PostNote: Many thanks to the folks over at bookninja for bringing this to my attention. I live in Washington, D.C. and I had no idea. How's that for oblivious? And God knows with all of the ugliness in the world today - what with last week's Imus tornado and yesterday's killing on Virginia Tech's campus - I need all the beauty I can get.

The Reading Roller-Coaster


Well, I guess I should do my part in spreading the word: The Litblog Co-op has announced its Read This! Spring 2007 pick - Skinny Dipping in the Lake of the Dead: Stories by Alan DeNiro. Since I’ve just discovered this apparently popular, well-known litblog today, I’m also adding their Read This! selections from last year: Michael Martone by Michael Martone, Firmin by Sam Savage, and Wizard of the Crow by Ngugl wa Thiong’o. Added to that I still have to buy The Shakespeare Riots by Nigel Cliff (released today - yeah!). Not to mention I’ve already begun dipping into The Testament of Gideon Mack by James Robertson, which I picked up yesterday during a quickie bookstore stop on my way from the post office. Yes, I know I promised to spend my next $20 on The Shakespeare Riots but how could I pass up a book about an atheist minister who’s life is saved by none other than the Devil? It was a no-brainer, really.

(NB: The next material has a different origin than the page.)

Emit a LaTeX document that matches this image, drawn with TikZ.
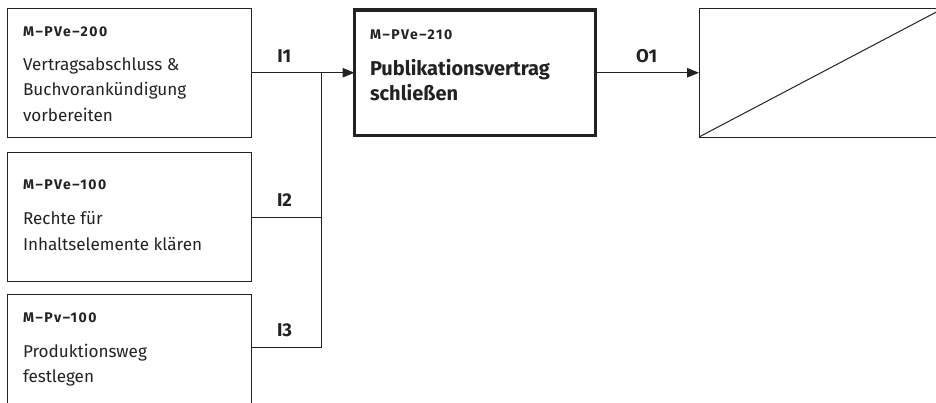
\documentclass[tikz,border=0pt]{standalone}
\usepackage{fontspec}
\setmainfont{Fira Sans}
\newfontfamily\codefont[LetterSpace=11,UprightFont=*,BoldFont=* Bold]{Fira Sans}
\usetikzlibrary{arrows.meta}
\definecolor{ink}{HTML}{222222}
\begin{document}
\begin{tikzpicture}[x=1pt,y=-1pt,
  every node/.style={inner sep=0pt, outer sep=0pt},
  box/.style={draw=ink, line width=1pt, minimum width=244pt, minimum height=128.5pt},
  mainbox/.style={draw=ink, line width=3.3pt, minimum width=241pt, minimum height=125.5pt},
  codetxt/.style={anchor=base west, text=ink, font=\codefont\bfseries\fontsize{14}{16}\selectfont},
  bodytxt/.style={anchor=base west, text=ink, font=\fontsize{17.1}{20}\selectfont},
  titletxt/.style={anchor=base west, text=ink, font=\bfseries\fontsize{20}{22}\selectfont},
  flowlbl/.style={anchor=base west, text=ink, font=\bfseries\fontsize{18.5}{20}\selectfont},
  conn/.style={draw=ink, line width=1pt},
  arr/.style={conn, -{Triangle[length=12pt,width=9.5pt]}}
]
\useasboundingbox (0,0) rectangle (936,402);
\clip (0,0) rectangle (936,402);

% boxes
\node[box] (b1) at (129,72.75) {};
\node[box] (b2) at (129,217) {};
\node[box] (b3) at (129,358.25) {};
\node[mainbox] (m) at (475,72.75) {};
\node[box] (r) at (821,72.75) {};
\draw[conn] (r.south west) -- (r.north east);

% texts box 1
\node[codetxt] (b1c) at (23,36.7) {M–PVe–200};
\node[bodytxt] (b1l1) at (23,70) {Vertragsabschluss \&};
\node[bodytxt] (b1l2) at (23,95.8) {Buchvorankündigung};
\node[bodytxt] (b1l3) at (23,121.2) {vorbereiten};

% texts box 2
\node[codetxt] (b2c) at (23,189.3) {M–PVe–100};
\node[bodytxt] (b2l1) at (23,224) {Rechte für};
\node[bodytxt] (b2l2) at (23,250) {Inhaltselemente klären};

% texts box 3
\node[codetxt] (b3c) at (23,322) {M–Pv–100};
\node[bodytxt] (b3l1) at (23,357.5) {Produktionsweg};
\node[bodytxt] (b3l2) at (23,382.8) {festlegen};

% main box
\node[codetxt] (mc) at (370,39.3) {M–PVe–210};
\node[titletxt] (ml1) at (370,75) {Publikationsvertrag};
\node[titletxt] (ml2) at (370,100.7) {schließen};

% connectors
\coordinate (j) at (321,72.75);
\draw[arr] (b1.east) -- (m.west);
\draw[conn] (b2.east) -| (j);
\draw[conn] ([yshift=-53.7pt]b3.north east) -| (j);
\draw[arr] (m.east) -- (r.west);

% labels
\node[flowlbl] (i1) at (277.3,62.7) {I1};
\node[flowlbl] (i2) at (277,206.7) {I2};
\node[flowlbl] (i3) at (277,336.7) {I3};
\node[flowlbl] (o1) at (636,62.7) {O1};
\end{tikzpicture}
\end{document}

I’ve realized just now that the reading life - much like life itself, I suppose - is full of ups and downs. Only two weeks ago, I was complaining that I couldn’t find anything worth reading in the bookstore. That isn’t to say there wasn’t anything there - because surely there was - but I spent a disappointing afternoon browsing Border’s shelves and, after a fruitless search, left with nothing. I hate leaving the bookstore empty-handed. I makes me feel as if I’ve failed somehow and puts me in a terrible mood.

Then last week, I stopped in an independent bookstore (in the airport of all places) and suddenly the sun came out again. I picked up three gems: Shahnameh by Ferdowsi, The Final Solution by Michael Chabon, and The Italian Secretary by Celeb Carr. When I returned home, there was a copy of Andy Mandelbuam’s translation of The Aenied waiting for me in my mailbox, which has been on my coveted-book list for many years now. And now, I’ve come across the Litblog Co-op Read This! list. (Contented sigh) What can I say? I’m thinking I need a second job. Suddenly, the reading life is good again. At least, it will be until I begin wondering when I’m going to find the time to read all these books...

Monday, April 16, 2007

Shakespeare...Again?

I know I promised last month to move away from my obsession with Shakespeare and I figured that my completion of Will in the World would go a long way toward accomplishing that feat. But Philip Lopate’s LA Times review of The Shakespeare Riots by Nigel Cliff makes keeping that promise very hard indeed. The premise of Cliff’s The Shakespeare Riots:

One evening in May 1849, hundreds of stone-throwing rioters clashed with New York City police and state militiamen outside the Astor Place Opera House, leaving more than 20 people dead and scores wounded...Clashing fans of two Shakespearean actors, the American Edwin Forrest and the Englishman William Charles Macready, became so overwrought that they put their bodies on the line for their thespian idols.

If the riot itself isn’t intriguing enough, Cliff explores the underlaying tensions which sparked the riots. Lopate writes:
...we are given separate chapters on the hazards facing English troupes that toured America in the early 19th century, the reputation of actors as unsavory and licentious (sometimes quite justified), the literary accounts of English travelers who profited by insulting America as an uncouth wasteland, and the mounting ill will between England and her former colony. There were tensions over the Northwest Territories' boundary ("Fifty-four Forty or Fight!"), repudiation (the refusal of Pennsylvania and other states to pay their debts to English banks), the Mexican-American War and America's clinging to slavery long after England abolished it. These excursions into social and political history, crammed with entertaining nuggets, are still only the backdrop for the heart of the matter: a thwarted friendship between Forrest and Macready involving America's favorite playwright, William Shakespeare.

The Shakespeare Riots is set to be released tomorrow. I know where my next $20 on books is going.